Sometimes, a seemingly contrived problem reveals itself to be an instance of a perfect mathematical object. Remember our chef's pantry problem? The specific list of seven recipes and seven ingredients was no random choice. It was a disguise for the ​​Fano plane​​, the smallest and most famous example of a finite projective plane and a Steiner system. In this structure of seven points and seven lines (hyperedges of size 3), every two points define a unique line, and every two lines intersect at a unique point. This high degree of symmetry is what allows for a clean solution. Any line in the Fano plane is itself a transversal of size 3, and one can prove that no transversal of size 2 exists. The messy, practical problem was secretly a manifestation of pure, abstract beauty.

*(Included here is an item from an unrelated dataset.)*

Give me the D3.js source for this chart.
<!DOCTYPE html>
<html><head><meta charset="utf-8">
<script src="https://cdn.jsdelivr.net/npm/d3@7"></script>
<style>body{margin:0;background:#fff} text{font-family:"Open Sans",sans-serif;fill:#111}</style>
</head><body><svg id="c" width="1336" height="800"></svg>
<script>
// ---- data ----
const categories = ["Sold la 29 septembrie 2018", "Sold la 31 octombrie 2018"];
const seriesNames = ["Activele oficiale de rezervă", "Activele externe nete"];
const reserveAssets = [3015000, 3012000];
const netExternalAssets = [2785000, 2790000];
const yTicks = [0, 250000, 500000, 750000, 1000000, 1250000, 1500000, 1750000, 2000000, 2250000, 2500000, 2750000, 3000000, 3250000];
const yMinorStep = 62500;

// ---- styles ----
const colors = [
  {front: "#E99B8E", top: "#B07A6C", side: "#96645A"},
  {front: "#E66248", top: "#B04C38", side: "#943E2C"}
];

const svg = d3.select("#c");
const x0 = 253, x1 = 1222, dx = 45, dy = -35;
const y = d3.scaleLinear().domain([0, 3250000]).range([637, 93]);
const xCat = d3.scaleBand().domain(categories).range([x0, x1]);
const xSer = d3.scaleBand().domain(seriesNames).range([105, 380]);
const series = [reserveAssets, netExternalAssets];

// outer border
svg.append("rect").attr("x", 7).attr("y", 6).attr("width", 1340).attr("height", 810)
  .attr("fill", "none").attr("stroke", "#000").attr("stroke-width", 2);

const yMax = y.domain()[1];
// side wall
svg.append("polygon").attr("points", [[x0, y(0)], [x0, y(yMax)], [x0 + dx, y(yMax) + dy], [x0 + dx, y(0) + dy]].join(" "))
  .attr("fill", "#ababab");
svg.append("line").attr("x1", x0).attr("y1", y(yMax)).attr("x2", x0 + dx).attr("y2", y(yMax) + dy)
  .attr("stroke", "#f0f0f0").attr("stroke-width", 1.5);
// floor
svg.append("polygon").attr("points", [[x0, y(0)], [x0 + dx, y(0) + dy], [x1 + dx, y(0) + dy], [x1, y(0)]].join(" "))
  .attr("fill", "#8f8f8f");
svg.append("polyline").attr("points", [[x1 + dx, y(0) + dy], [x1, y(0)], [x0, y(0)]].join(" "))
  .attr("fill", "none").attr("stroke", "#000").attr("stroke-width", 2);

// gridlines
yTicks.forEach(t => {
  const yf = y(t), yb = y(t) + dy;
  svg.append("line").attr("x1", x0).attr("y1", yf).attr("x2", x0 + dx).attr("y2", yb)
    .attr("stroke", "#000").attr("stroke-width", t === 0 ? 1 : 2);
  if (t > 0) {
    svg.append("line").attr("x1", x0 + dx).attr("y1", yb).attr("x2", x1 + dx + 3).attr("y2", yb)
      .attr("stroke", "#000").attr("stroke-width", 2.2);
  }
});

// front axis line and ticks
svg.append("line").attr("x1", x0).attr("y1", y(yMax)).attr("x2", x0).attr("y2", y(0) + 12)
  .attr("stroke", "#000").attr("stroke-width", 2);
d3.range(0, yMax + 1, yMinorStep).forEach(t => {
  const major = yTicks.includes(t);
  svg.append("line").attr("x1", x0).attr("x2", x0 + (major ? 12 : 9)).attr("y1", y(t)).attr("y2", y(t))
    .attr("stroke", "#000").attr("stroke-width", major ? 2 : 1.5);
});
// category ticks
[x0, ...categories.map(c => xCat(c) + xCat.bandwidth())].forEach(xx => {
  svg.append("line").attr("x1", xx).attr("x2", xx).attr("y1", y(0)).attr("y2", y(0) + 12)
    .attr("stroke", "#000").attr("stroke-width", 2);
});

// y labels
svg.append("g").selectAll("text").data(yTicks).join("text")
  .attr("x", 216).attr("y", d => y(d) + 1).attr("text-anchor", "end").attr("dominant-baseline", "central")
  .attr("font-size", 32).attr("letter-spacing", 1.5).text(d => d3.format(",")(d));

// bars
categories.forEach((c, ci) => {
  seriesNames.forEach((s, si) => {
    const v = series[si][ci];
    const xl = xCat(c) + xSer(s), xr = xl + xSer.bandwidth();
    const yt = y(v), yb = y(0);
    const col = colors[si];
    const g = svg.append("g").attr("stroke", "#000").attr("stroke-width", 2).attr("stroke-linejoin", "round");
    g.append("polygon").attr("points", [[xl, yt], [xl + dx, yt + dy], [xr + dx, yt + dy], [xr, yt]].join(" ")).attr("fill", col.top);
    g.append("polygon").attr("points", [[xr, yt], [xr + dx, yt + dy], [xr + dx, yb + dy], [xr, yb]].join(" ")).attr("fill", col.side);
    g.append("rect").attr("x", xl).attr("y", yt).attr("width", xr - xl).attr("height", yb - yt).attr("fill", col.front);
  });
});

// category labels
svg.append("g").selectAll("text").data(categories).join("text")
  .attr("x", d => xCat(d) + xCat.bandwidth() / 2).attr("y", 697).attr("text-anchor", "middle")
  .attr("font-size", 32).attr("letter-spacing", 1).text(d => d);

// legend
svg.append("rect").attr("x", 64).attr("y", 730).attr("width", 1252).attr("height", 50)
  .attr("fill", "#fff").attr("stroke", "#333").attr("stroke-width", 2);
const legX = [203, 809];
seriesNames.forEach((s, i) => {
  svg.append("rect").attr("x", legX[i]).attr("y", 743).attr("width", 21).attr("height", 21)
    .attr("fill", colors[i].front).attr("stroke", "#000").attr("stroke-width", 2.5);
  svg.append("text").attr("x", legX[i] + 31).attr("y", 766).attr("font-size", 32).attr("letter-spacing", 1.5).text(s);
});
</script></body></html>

This way of thinking also helps us tackle problems about "forbidden substructures." What is the smallest set of vertices in a complete graph $K_n$ that intersects every single triangle?. We can solve this by a clever change of perspective. A set is a transversal for all triangles if and only if its complement contains no triangles. The largest a set can be without containing a triangle is size 2 (any three vertices would form a triangle). Therefore, the complement of our transversal can have at most 2 vertices, which means the transversal itself must have at least $n-2$ vertices. And indeed, a set of $n-2$ vertices is always a transversal. This dual thinking—minimizing a set by maximizing its complement—is a powerful tool.

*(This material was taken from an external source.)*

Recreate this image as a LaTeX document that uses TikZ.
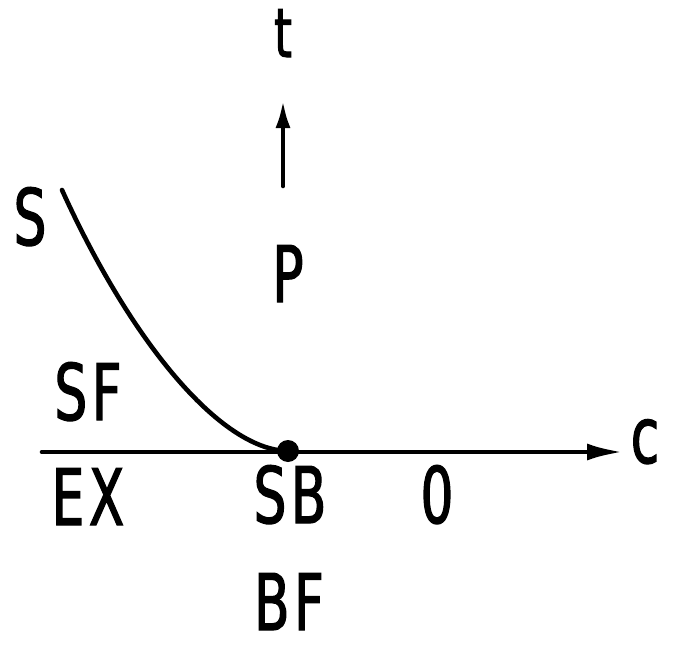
\documentclass[tikz,border=0pt]{standalone}
\usepackage{fontspec}
\setmainfont{DejaVu Sans}[FakeStretch=0.66,LetterSpace=6,
  BoldFont={DejaVu Sans},BoldFeatures={FakeBold=1.6}]
\usetikzlibrary{arrows.meta}
\begin{document}
\begin{tikzpicture}[x=1pt,y=-1pt,
  lbl/.style={inner sep=0pt,anchor=base,text depth=0pt,font=\fontsize{78}{82}\selectfont\bfseries},
  axis/.style={line width=4.6pt,line cap=round},
  tip/.style={-{Latex[length=36pt,width=17pt]}}]
\useasboundingbox (0,0) rectangle (673,645);
% labels
\node[lbl,font=\fontsize{68}{72}\selectfont\bfseries] (t) at (283,57) {t};
\node[lbl] (S) at (30,245) {S};
\node[lbl] (P) at (288,302) {P};
\node[lbl] (SF) at (88,420) {SF};
\node[lbl] (EX) at (88,525) {EX};
\node[lbl] (SB) at (290,523) {SB};
\node[lbl] (O) at (437,523) {0};
\node[lbl] (BF) at (289,630) {BF};
\node[lbl] (c) at (645,463) {c};
% coordinates
\coordinate (ab) at (283,186);
\coordinate (at) at (283,100);
\coordinate (hl) at (42,452);
\coordinate (hr) at (623,452);
\coordinate (cs) at (62,190);
\coordinate (dot) at (288,451);
% axis arrows
\draw[axis,-{Latex[length=28pt,width=15pt]}] (ab) -- (at);
\draw[axis,tip] (hl) -- (hr);
% curve
\draw[axis] (cs) .. controls (130,340) and (220,450) .. (dot);
\fill (dot) circle (11);
\end{tikzpicture}
\end{document}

This same tool works wonders in geometric settings. Imagine the $n$ vertices of a complete graph drawn as the corners of a convex polygon, with edges as straight lines. Many pairs of edges will cross. What is the smallest set of edges that "hits" every single crossing pair?. To minimize this transversal of crossings, we ask the complementary question: what is the largest set of edges that contains no crossings at all? Such a set is a non-crossing planar graph, and its maximum size is a well-known quantity: $2n-3$. The total number of edges in $K_n$ is $\binom{n}{2}$. So, the minimum number of edges we need to "break" all crossings is simply the total number of edges minus the maximum number of non-crossing edges we can preserve: $\binom{n}{2} - (2n-3) = \frac{(n-2)(n-3)}{2}$. A complex geometric question is answered with a simple combinatorial flip.

Finally, the transversal concept reaches its highest level of abstraction in the theory of ​​matroids​​. Matroids are structures that generalize the notion of "independence" from linear algebra (linearly independent vectors) and graph theory (acyclic sets of edges). A ​​circuit​​ in a matroid is a minimally dependent set—the most basic building block of dependency.

We can form the circuit hypergraph of any matroid, where the hyperedges are the circuits. A transversal of this hypergraph is then a set of elements that intersects every minimal dependent set. In essence, it is the smallest set of elements one must "remove" (or select) to break all fundamental dependencies in the system. For a partition matroid, which models constraints on resource allocation from different pools, this transversal number can be calculated precisely, giving us insight into the cost of ensuring that no elementary violation of the rules can occur.

From a chef's kitchen to the heart of a data center, from the layout of a museum to the abstract symmetries of finite geometry, the transversal number appears again and again. It is more than a definition; it is a fundamental concept that provides a common thread, a unifying perspective. It teaches us that by asking a simple question—"What is the minimum number of elements needed to hit every target set?"—we can uncover deep structural properties and solve an amazing variety of puzzles, both practical and profound.